Data shown -
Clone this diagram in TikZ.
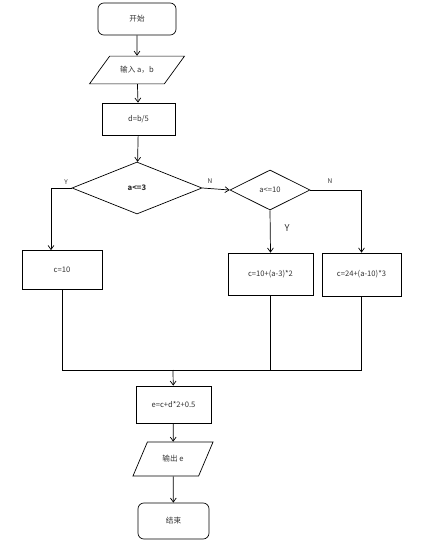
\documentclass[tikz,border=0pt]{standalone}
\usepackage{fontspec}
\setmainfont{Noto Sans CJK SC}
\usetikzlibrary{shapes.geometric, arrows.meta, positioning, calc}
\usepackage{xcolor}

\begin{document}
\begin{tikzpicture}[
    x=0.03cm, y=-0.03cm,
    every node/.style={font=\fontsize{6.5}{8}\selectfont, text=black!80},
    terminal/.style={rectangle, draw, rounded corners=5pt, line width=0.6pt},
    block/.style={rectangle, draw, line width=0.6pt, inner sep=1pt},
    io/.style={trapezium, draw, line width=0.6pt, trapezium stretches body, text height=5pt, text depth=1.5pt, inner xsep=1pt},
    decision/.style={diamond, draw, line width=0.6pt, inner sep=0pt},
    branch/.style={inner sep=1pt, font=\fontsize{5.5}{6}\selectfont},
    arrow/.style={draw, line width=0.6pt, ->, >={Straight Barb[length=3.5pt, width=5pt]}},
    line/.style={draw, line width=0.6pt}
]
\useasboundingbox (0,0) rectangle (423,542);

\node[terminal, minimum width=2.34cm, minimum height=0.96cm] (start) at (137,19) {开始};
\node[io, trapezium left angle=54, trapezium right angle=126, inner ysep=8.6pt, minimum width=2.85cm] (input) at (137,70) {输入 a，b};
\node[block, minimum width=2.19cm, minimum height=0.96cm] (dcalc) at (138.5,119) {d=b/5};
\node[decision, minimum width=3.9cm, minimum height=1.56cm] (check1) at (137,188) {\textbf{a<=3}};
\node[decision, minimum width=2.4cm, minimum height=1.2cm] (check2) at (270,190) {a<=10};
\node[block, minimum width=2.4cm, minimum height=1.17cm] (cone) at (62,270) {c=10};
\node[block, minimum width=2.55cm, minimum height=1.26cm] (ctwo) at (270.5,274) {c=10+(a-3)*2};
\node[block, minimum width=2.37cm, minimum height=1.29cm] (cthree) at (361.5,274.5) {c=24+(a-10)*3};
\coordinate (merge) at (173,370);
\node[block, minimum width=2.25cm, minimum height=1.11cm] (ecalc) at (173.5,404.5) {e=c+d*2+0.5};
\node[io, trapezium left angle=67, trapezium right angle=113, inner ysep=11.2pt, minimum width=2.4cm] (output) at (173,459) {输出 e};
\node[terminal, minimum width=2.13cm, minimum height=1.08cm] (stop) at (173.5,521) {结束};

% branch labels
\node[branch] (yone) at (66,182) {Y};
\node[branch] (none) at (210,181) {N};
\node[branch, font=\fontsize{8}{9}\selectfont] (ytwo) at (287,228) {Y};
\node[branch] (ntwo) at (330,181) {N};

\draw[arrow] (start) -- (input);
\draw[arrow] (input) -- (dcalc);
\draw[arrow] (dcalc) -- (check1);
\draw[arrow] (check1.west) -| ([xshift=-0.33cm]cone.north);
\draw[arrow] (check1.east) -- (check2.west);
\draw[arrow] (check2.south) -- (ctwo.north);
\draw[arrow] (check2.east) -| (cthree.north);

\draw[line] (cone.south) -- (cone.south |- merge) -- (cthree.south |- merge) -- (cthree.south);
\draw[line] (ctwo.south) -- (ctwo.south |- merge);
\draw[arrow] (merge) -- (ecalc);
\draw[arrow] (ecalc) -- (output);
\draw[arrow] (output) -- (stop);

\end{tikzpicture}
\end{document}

What is expected -
Return the material exactly as given, apart from the pictures.

Solution for this task -
Clone this diagram in TikZ.
\documentclass[tikz,border=0pt]{standalone}
\usepackage{fontspec}
\setmainfont{Noto Sans CJK SC}
\usetikzlibrary{shapes.geometric, arrows.meta, positioning, calc}
\usepackage{xcolor}

\begin{document}
\begin{tikzpicture}[
    x=0.03cm, y=-0.03cm,
    every node/.style={font=\fontsize{6.5}{8}\selectfont, text=black!80},
    terminal/.style={rectangle, draw, rounded corners=5pt, line width=0.6pt},
    block/.style={rectangle, draw, line width=0.6pt, inner sep=1pt},
    io/.style={trapezium, draw, line width=0.6pt, trapezium stretches body, text height=5pt, text depth=1.5pt, inner xsep=1pt},
    decision/.style={diamond, draw, line width=0.6pt, inner sep=0pt},
    branch/.style={inner sep=1pt, font=\fontsize{5.5}{6}\selectfont},
    arrow/.style={draw, line width=0.6pt, ->, >={Straight Barb[length=3.5pt, width=5pt]}},
    line/.style={draw, line width=0.6pt}
]
\useasboundingbox (0,0) rectangle (423,542);

\node[terminal, minimum width=2.34cm, minimum height=0.96cm] (start) at (137,19) {开始};
\node[io, trapezium left angle=54, trapezium right angle=126, inner ysep=8.6pt, minimum width=2.85cm] (input) at (137,70) {输入 a，b};
\node[block, minimum width=2.19cm, minimum height=0.96cm] (dcalc) at (138.5,119) {d=b/5};
\node[decision, minimum width=3.9cm, minimum height=1.56cm] (check1) at (137,188) {\textbf{a<=3}};
\node[decision, minimum width=2.4cm, minimum height=1.2cm] (check2) at (270,190) {a<=10};
\node[block, minimum width=2.4cm, minimum height=1.17cm] (cone) at (62,270) {c=10};
\node[block, minimum width=2.55cm, minimum height=1.26cm] (ctwo) at (270.5,274) {c=10+(a-3)*2};
\node[block, minimum width=2.37cm, minimum height=1.29cm] (cthree) at (361.5,274.5) {c=24+(a-10)*3};
\coordinate (merge) at (173,370);
\node[block, minimum width=2.25cm, minimum height=1.11cm] (ecalc) at (173.5,404.5) {e=c+d*2+0.5};
\node[io, trapezium left angle=67, trapezium right angle=113, inner ysep=11.2pt, minimum width=2.4cm] (output) at (173,459) {输出 e};
\node[terminal, minimum width=2.13cm, minimum height=1.08cm] (stop) at (173.5,521) {结束};

% branch labels
\node[branch] (yone) at (66,182) {Y};
\node[branch] (none) at (210,181) {N};
\node[branch, font=\fontsize{8}{9}\selectfont] (ytwo) at (287,228) {Y};
\node[branch] (ntwo) at (330,181) {N};

\draw[arrow] (start) -- (input);
\draw[arrow] (input) -- (dcalc);
\draw[arrow] (dcalc) -- (check1);
\draw[arrow] (check1.west) -| ([xshift=-0.33cm]cone.north);
\draw[arrow] (check1.east) -- (check2.west);
\draw[arrow] (check2.south) -- (ctwo.north);
\draw[arrow] (check2.east) -| (cthree.north);

\draw[line] (cone.south) -- (cone.south |- merge) -- (cthree.south |- merge) -- (cthree.south);
\draw[line] (ctwo.south) -- (ctwo.south |- merge);
\draw[arrow] (merge) -- (ecalc);
\draw[arrow] (ecalc) -- (output);
\draw[arrow] (output) -- (stop);

\end{tikzpicture}
\end{document}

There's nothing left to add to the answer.